Il serait présomptueux et prétentieux d'en parler comme de l'enfant terrible de l'humour québécois; appelons-le plutôt l'enfant tannant. L'échevelé Réal Béland, dont le seul nom évoque la plus pure et jouissive niaiserie, se donnera en spectacle au Gesù du 3 au 7 février, spectacle bigarré, voire expérimental, en forme de happening et intitulé Simplicité volontaire.

«C'est un show à moitié improvisé, mais un show sous contrôle, avec des balises», dit l'humoriste qui, avec son personnage sans âge de Monsieur Latreille, avait réussi à créer sur scène, devant public, une sorte de version psychotronique des Insolences d'un téléphone. Latreille sera d'ailleurs du spectacle, ainsi que d'autres personnages aimés de ses fans comme le King des ados ou le président de la Fédération des stickers d'avertissement (ça ne s'invente pas!). «Le début, le coeur et la fin du show sont écrits. Mais il y a beaucoup de place à l'improvisation. C'est prendre un risque, mais c'est excitant, et avec les années, j'ai développé des façons de m'en sortir quand le public ne réagit pas, ou quand il y a un malaise. En même temps, les gens sont aussi contents de me voir pédaler quand ça marche mal.»

 

Béland, humoriste dissipé mais aimable, veut un spectacle convivial, chaleureux et interactif: «Je suis un buffet chinois, on prend ce qu'on veut, il y a beaucoup de plats. J'aime surprendre. J'aime quand les gens ne savent pas du tout comment la soirée va se passer. À la limite, même mes techniciens ne savent pas toujours ce qui va arriver. Oui, j'ai un côté enfant baveux qui fait des mauvais coups. Pour moi, c'est un peu ça l'humour.»
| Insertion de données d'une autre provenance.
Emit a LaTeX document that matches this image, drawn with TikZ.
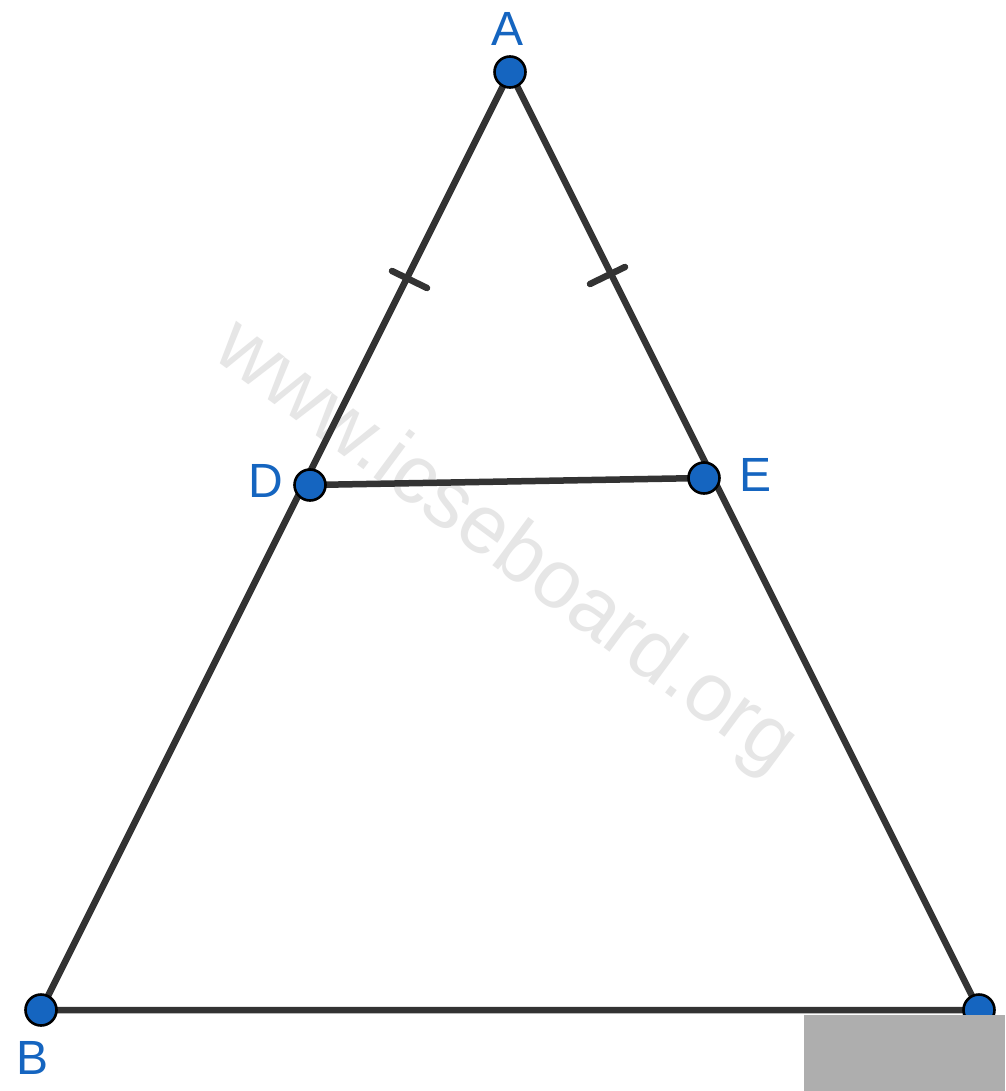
\documentclass[tikz,border=0pt]{standalone}
\usepackage{fontspec}
\setmainfont{Liberation Sans}
\definecolor{ptblue}{HTML}{1565C0}
\definecolor{seg}{HTML}{333333}
\definecolor{wm}{HTML}{E6E6E6}
\definecolor{patch}{HTML}{AEAEAE}
\begin{document}
\begin{tikzpicture}[x=1pt,y=-1pt,
  segment/.style={draw=seg,line width=6.5pt},
  tickmark/.style={draw=seg,line width=6.5pt,line cap=round},
  pt/.style={circle,fill=ptblue,draw=black,line width=2.6pt,minimum size=31pt,inner sep=0pt},
  lbl/.style={text=ptblue,font=\fontsize{48}{56}\selectfont,inner sep=0pt}]
\useasboundingbox (0,0) rectangle (1005,1091);
\fill[white] (0,0) rectangle (1005,1091);
% watermark
\node[text=wm,font=\fontsize{83}{90}\selectfont,rotate=-36.5,inner sep=0pt] (wmk) at (505,548) {www.icseboard.org};
% coordinates
\coordinate (A) at (510,72);
\coordinate (B) at (41,1010);
\coordinate (C) at (979,1010);
\coordinate (D) at (310,485);
\coordinate (E) at (704,478);
\coordinate (t1a) at (392,271);
\coordinate (t1b) at (427,288);
\coordinate (t2a) at (590,284);
\coordinate (t2b) at (625,267);
% segments
\draw[segment] (A) -- (B) -- (C) -- cycle;
\draw[segment] (D) -- (E);
\draw[tickmark] (t1a) -- (t1b);
\draw[tickmark] (t2a) -- (t2b);
% points
\node[pt] (pA) at (A) {};
\node[pt] (pB) at (B) {};
\node[pt] (pC) at (C) {};
\node[pt] (pD) at (D) {};
\node[pt] (pE) at (E) {};
% labels
\node[lbl] (lA) at (508,29) {A};
\node[lbl] (lB) at (33,1058) {B};
\node[lbl] (lD) at (266,481) {D};
\node[lbl] (lE) at (755,475) {E};
% grey patch
\fill[patch] (804,1015) rectangle (1005,1091);
\end{tikzpicture}
\end{document}
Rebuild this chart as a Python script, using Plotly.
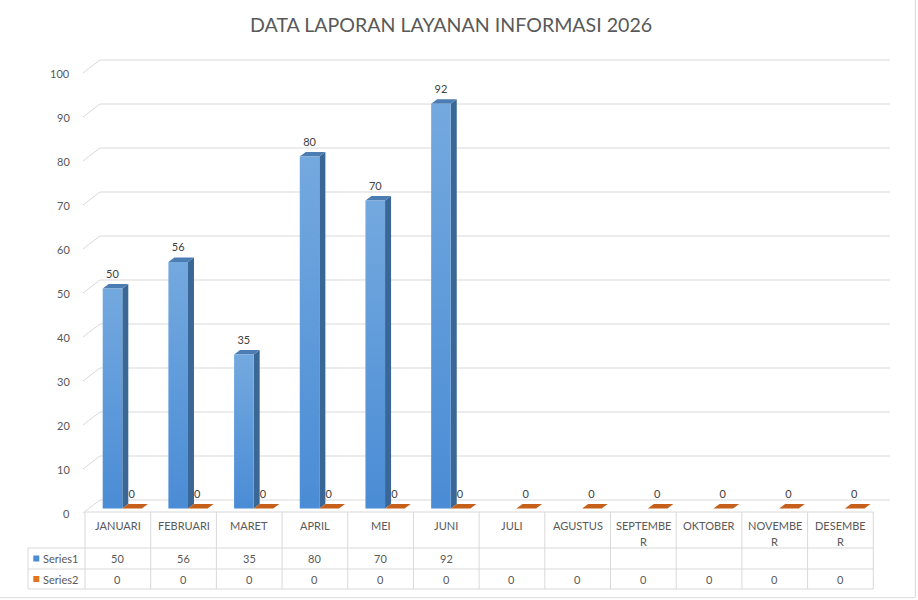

Électron libre de notre petit univers Juste pour rire, Béland, avec quelques collaborateurs dûment choisis (son vieux complice Stéphane Lefebvre et Jean-Thomas Jobin), profite de la participation du public: «Les spectateurs, je les tiens un peu responsables du succès ou de l'échec du show. Je leur explique au début: on peut acheter un toutou au magasin, mais on peut aussi fabriquer un toutou soi-même. Alors faisons un toutou ensemble ce soir. Ce sera notre toutou!» Suivant cette envie, ce besoin et cet art d'achaler le monde pour rien, Béland se fera aussi thérapeute bidon pour les spectateurs volontaires: «Je réglerai sur place des problèmes des gens dans la salle, en téléphonant à telle ou telle personne. Par exemple, un ami qui aurait emprunté un plat de pyrex pour faire de la lasagne et qui ne l'aurait pas remis. Ça peut être n'importe quoi.»

Humour ludique

Béland, par ses folies et ses niaiseries, n'a pas l'ambition de changer l'ordre établi ou d'éveiller les consciences; son humour est ludique: «Je suis un cabotin. Mon but est de faire rire, rien d'autre. Je laisse aux journalistes le soin d'analyser ce que je fais. Analyser l'humour, je trouve ça plate. C'est comme les couleurs. Quelqu'un qui n'aime pas le bleu peut analyser le bleu chez lui pendant des heures et des semaines, il n'aimera pas plus le bleu. Rire, c'est comme un éternuement: ça ne vient pas de la tête, ça vient du corps. C'est comme un orgasme. Enfin, je vois ça comme ça», dit le comique qui, visiblement, suit davantage son instinct que son intellect pour imaginer ses blagues. Cela explique sans doute pourquoi il ne donne pas dans l'humour engagé ni dans le règlement de comptes «sous le signe de la fantaisie», façon Bye-bye. Comme modèles inspirateurs, Béland cite Claude Meunier, Andy Kaufman et Sacha Baron Cohen, des humoristes qui ne sont pas reconnus pour leurs prises de position politiques.

«On pourrait refaire à peu près les mêmes blagues pour Jean Charest qu'on faisait sur Robert Bourassa. Au fond, on ne fait que changer de tête de Turc. En humour, je pense qu'il faut être un peu plus audacieux et original. Quant au dernier Bye-bye, ce n'était peut-être pas le meilleur endroit pour prendre des risques. Mais, en même temps, on ne veut pas que l'humour devienne correct, plate et beige!»

Réal Béland, Simplicité volontaire, du 3 au 7 février, 20h, au Gesù.